## WRITTEN TASK
Any pictures should be left out; please print exactly the lines between the line with "Generate a Python" and the line with "import plotly.graph_objects as go", inclusive.

## GIVEN RECORDS
****************************************
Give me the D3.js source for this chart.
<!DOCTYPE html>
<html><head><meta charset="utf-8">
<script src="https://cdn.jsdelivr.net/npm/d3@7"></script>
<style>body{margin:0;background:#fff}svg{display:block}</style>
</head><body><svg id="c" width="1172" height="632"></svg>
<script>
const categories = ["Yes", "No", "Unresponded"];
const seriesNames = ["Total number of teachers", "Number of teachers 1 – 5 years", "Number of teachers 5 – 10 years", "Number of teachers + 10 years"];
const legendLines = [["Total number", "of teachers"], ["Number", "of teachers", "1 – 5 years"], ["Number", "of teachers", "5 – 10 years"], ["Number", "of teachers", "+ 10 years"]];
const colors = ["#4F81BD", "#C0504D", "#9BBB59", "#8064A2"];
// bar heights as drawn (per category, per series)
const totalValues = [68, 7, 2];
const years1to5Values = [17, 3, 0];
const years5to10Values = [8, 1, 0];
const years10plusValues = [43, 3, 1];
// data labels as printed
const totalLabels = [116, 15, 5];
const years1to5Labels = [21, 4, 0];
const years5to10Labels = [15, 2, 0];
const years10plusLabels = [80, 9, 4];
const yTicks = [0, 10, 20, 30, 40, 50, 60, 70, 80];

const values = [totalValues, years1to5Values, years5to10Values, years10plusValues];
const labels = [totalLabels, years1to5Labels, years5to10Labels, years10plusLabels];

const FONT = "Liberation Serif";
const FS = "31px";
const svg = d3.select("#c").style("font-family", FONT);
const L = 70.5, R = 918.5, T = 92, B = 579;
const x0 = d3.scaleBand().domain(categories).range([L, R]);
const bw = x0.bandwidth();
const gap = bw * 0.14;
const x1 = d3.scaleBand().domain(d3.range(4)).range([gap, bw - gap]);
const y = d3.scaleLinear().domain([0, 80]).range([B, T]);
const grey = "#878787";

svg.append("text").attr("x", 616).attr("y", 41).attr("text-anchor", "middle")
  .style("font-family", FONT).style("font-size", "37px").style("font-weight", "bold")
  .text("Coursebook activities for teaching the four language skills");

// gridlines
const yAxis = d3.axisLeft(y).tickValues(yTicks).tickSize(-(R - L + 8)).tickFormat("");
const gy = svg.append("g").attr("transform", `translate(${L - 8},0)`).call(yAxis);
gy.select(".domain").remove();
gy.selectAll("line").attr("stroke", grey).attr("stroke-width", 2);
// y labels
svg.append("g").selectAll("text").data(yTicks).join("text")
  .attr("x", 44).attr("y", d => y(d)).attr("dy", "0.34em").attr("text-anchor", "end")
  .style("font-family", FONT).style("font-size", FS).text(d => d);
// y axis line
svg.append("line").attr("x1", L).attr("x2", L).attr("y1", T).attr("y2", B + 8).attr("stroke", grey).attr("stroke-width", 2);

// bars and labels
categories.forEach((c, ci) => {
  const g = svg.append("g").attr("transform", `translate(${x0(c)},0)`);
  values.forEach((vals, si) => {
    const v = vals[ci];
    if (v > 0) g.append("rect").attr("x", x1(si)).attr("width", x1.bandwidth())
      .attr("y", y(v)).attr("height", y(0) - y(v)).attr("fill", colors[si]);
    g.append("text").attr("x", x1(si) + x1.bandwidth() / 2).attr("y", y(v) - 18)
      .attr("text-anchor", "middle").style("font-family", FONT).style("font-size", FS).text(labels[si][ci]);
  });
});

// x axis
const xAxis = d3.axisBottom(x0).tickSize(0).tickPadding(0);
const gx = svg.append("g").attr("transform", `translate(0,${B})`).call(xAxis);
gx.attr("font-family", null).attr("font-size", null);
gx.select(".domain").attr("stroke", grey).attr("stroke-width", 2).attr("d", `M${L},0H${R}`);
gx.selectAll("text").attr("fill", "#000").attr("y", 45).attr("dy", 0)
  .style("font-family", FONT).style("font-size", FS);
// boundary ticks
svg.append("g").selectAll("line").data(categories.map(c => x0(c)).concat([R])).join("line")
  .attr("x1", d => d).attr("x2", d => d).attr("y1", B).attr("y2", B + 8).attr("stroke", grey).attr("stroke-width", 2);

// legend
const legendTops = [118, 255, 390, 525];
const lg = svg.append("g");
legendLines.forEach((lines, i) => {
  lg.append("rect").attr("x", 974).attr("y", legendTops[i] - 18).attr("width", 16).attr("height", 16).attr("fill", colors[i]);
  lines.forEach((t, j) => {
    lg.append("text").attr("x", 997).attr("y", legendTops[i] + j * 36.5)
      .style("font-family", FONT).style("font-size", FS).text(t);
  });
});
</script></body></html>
****************************************
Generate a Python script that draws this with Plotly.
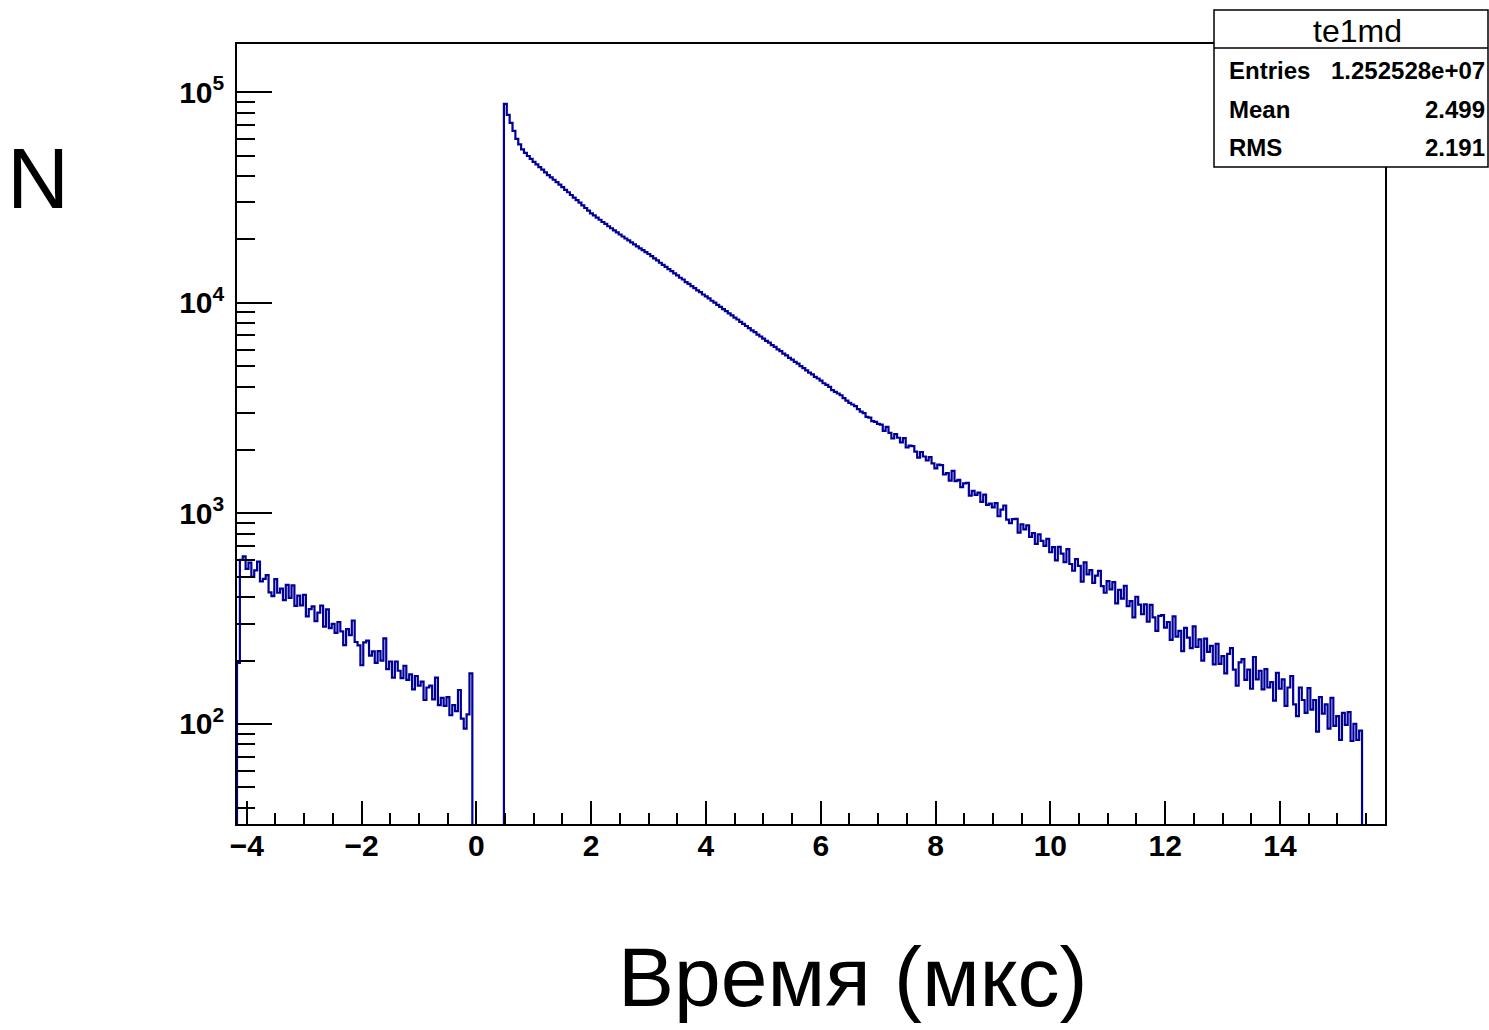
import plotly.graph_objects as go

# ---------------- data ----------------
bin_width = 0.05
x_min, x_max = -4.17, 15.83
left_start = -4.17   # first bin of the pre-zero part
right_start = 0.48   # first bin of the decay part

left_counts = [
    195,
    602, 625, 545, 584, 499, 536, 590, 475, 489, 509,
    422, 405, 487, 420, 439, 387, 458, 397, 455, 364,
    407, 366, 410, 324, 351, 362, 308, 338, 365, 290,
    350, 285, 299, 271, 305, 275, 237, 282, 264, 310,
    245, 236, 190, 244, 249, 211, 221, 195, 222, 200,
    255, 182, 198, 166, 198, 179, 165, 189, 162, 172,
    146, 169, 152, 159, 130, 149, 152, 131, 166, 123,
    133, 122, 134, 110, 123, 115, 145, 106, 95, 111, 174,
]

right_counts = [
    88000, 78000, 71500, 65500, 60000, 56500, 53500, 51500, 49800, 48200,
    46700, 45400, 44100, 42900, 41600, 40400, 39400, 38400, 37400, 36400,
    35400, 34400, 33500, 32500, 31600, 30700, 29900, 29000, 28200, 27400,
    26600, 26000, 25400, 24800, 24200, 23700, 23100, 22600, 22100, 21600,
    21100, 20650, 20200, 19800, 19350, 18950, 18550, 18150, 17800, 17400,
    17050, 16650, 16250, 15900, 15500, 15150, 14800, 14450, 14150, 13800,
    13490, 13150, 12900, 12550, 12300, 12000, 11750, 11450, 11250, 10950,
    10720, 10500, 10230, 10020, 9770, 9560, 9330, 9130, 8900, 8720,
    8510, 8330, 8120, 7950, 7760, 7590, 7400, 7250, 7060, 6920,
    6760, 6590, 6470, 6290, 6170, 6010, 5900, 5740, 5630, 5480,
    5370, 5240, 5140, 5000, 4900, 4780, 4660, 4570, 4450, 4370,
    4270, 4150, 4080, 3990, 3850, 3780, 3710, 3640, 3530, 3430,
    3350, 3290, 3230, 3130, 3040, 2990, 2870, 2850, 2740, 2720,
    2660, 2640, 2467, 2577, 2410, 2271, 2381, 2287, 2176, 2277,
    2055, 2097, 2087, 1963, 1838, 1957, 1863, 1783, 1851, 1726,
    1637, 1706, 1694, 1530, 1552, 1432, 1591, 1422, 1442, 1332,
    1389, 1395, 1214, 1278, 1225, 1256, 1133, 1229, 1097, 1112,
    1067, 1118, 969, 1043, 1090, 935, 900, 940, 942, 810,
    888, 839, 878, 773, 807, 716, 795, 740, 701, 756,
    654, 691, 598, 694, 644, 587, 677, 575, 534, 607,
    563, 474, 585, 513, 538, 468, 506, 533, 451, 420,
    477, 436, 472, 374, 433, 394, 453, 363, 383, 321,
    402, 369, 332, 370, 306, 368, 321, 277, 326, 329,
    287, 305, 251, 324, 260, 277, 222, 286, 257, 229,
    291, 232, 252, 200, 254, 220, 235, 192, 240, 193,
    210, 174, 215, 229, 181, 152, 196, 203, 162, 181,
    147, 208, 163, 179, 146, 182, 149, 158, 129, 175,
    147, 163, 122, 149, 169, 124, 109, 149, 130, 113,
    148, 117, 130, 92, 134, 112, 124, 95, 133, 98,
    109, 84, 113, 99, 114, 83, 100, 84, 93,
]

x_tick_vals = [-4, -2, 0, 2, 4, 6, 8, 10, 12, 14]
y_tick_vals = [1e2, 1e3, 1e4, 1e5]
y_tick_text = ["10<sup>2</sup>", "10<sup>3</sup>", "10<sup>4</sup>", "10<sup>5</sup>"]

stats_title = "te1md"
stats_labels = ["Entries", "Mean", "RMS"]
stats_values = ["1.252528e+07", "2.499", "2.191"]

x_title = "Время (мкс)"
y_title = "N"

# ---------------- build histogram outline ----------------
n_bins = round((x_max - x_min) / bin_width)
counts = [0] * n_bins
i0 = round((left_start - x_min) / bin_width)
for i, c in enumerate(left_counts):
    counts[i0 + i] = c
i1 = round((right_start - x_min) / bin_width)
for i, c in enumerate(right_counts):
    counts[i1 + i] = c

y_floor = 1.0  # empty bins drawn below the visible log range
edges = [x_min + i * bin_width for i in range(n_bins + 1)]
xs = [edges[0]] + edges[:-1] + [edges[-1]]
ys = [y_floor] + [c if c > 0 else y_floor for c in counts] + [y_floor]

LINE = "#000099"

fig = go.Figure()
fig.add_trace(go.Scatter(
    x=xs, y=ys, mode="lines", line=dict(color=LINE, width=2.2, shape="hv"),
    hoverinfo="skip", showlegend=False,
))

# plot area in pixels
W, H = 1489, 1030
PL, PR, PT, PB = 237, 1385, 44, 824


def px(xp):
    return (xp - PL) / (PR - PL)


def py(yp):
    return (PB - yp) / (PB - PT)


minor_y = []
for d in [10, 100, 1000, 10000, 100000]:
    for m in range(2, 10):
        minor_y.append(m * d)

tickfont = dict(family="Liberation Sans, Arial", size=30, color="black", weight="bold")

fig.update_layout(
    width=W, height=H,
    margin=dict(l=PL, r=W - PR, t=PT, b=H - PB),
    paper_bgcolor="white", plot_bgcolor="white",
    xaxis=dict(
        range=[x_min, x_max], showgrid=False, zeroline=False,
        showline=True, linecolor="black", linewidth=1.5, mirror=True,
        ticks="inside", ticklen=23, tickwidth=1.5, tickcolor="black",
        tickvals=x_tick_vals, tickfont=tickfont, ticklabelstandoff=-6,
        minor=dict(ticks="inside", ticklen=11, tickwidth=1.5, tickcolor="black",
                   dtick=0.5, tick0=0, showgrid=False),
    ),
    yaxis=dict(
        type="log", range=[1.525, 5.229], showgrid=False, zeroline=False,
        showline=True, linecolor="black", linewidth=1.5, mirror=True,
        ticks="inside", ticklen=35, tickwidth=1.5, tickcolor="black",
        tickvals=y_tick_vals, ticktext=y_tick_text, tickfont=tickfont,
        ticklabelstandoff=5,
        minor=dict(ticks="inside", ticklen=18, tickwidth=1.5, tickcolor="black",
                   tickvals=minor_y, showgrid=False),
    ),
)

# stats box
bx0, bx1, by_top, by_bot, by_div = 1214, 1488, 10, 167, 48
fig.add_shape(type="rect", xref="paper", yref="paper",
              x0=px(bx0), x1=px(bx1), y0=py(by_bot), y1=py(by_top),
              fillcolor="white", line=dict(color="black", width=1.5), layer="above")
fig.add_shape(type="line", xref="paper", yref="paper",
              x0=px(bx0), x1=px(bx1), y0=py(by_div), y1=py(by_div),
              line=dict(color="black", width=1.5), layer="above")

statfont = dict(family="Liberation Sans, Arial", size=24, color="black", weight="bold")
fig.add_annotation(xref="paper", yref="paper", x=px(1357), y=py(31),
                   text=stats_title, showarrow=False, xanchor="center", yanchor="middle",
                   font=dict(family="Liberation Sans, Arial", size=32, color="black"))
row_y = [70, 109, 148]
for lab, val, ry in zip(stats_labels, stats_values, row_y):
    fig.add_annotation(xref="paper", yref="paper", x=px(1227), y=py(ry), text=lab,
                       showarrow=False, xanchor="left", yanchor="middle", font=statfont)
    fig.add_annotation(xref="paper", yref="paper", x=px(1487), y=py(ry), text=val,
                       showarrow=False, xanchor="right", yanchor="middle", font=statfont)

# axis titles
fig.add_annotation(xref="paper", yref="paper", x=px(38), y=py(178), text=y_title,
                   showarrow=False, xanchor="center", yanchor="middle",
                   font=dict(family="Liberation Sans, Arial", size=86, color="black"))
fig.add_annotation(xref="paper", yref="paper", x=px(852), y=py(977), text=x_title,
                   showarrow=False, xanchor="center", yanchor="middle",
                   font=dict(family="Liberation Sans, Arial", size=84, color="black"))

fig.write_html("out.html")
****************************************
## SOLUTION BELOW
Generate a Python script that draws this with Plotly.
import plotly.graph_objects as go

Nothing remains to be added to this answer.